Mental illness and health issues affect many individuals within our community. The effects of this are that the person suffering the mental condition is often brought into the criminal justice system when they would not ordinarily be a person who has experienced any issue with the law previously.

This will usually result in the person and their family placed under pressure which at the end of the day, if not handled professionally, will only add to what is already a challenge for all concerned.

In circumstances where a person comes before the Court in a criminal matter where that person understands the court process and the difference between right and wrong but still suffers from what might be considered to be a mental health condition, they can be diverted from the criminal justice system (and as such, punishment) in certain circumstances.

People who fall into this category can be dealt with under the Mental Health (Criminal Procedure) Act 1990.

The Legislation

MENTAL HEALTH (CRIMINAL PROCEDURE) ACT 1990 - SECT 32

32 Persons suffering from mental illness or condition.

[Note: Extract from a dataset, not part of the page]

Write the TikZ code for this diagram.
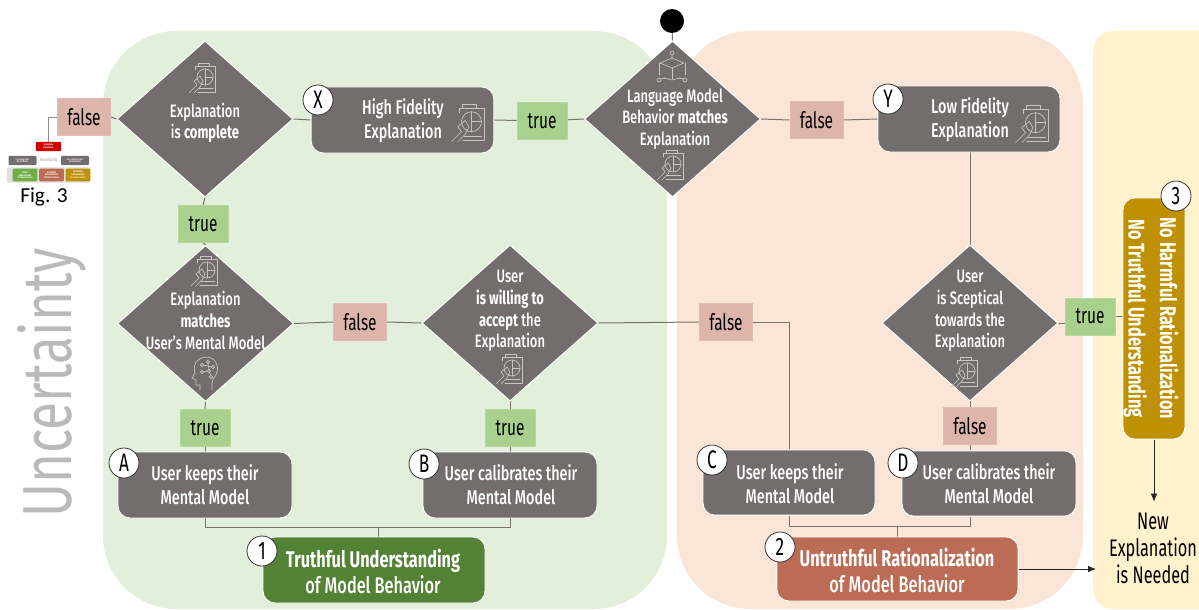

  1. If, at the commencement or at any time during the course of the hearing of proceedings before a Magistrate, it appears to the Magistrate:
    1. that the defendant is (or was at the time of the alleged commission of the offence to which the proceedings relate):
      1. developmentally disabled, or
      2. suffering from mental illness, or
      3. suffering from a mental condition for which treatment is available in a mental health facility, but is not a mentally ill person, and
    2. that, on an outline of the facts alleged in the proceedings or such other evidence as the Magistrate may consider relevant, it would be more appropriate to deal with the defendant in accordance with the provision of this part than otherwise in accordance with law, the Magistrate may take the action set out in subsection (2) or (3).
  2. The Magistrate may do any one or more of the following:
    1. adjourn the proceedings,
    2. grant the defendant bail in accordance with the Bail Act 1978,
    3. make any other order that the Magistrate considers appropriate.
  3. The Magistrate may make an order dismissing the charge and discharge the defendant:
    1. into the care of a responsible person, unconditionally or subject to conditions, or
    2. on the condition that the defendant attend on a person or at a place specified by the Magistrate:
      1. for assessment or treatment (or both) of the defendant's mental condition or cognitive impairement, or
      2. to enable the provision of support in relation to the defendant's cognitive imparement, or
    3. unconditionally.

The intention of the NSW Parliament in passing the Act

The legislation (as the Mental Health Act) first appeared in 1990 and the (then) Minister for Health said the Act would:

“provide the opportunity for those suffering from a mental illness or a mental disorder to get the care and treatment they need. The primary objective of this treatment will be to ensure that the individual can have as normal and satisfying a life as possible. This should ensure that the community is protected adequately from abnormal or threatening conduct of a mentally ill or mentally disordered person.

At the same time the Bill protects the civil liberties of the mentally ill. Any restriction of personal freedom will be only the minimum necessary for the well-being of the individual or for the protection of others."

See New South Wales Legislative Assembly, Parliamentary Debates (Hansard) 22 March 1990 at 886.

What approach should the Court take in considering the application?

In Director of Public Prosecutions v Sami El Mawas [2006] NSWCA 154 (19 June 2006) Spigelman CJ, Handley, J and McColl, JA set out the methodology for considering an application under section 32.

The approach (as set out at [75] by McColl, JA) is most effectively summarised by the posing of the following 3 questions to be considered by the Magistrate:

  1. Is the defendant eligible to be dealt with under the section?
  2. Having regard to the facts alleged or other relevant material, is it more appropriate to deal with the matter under s.32 than according to law?
  3. If the answer to questions(1-2) is in the affirmative, what action should the Magistrate take pursuant to his or her power at s.32 (2) & (3) of the Act.

What orders can the Court impose?

In all cases, the court will not allow the matter to be dealt with under section 32 unless the defence has provided a detailed ‘treatment plan' setting out the treatment strategy for the person including the medical practitioners involved, the frequency of treatment and medication regime.

If the magistrate agrees to dispose of the matter under section 32, the court will not impose a conviction penalty but will order the person to comply with the treatment plan.

If the person fails to do this, the court can call them back and have the matter dealt with according to law which may result in a conviction or other punishment.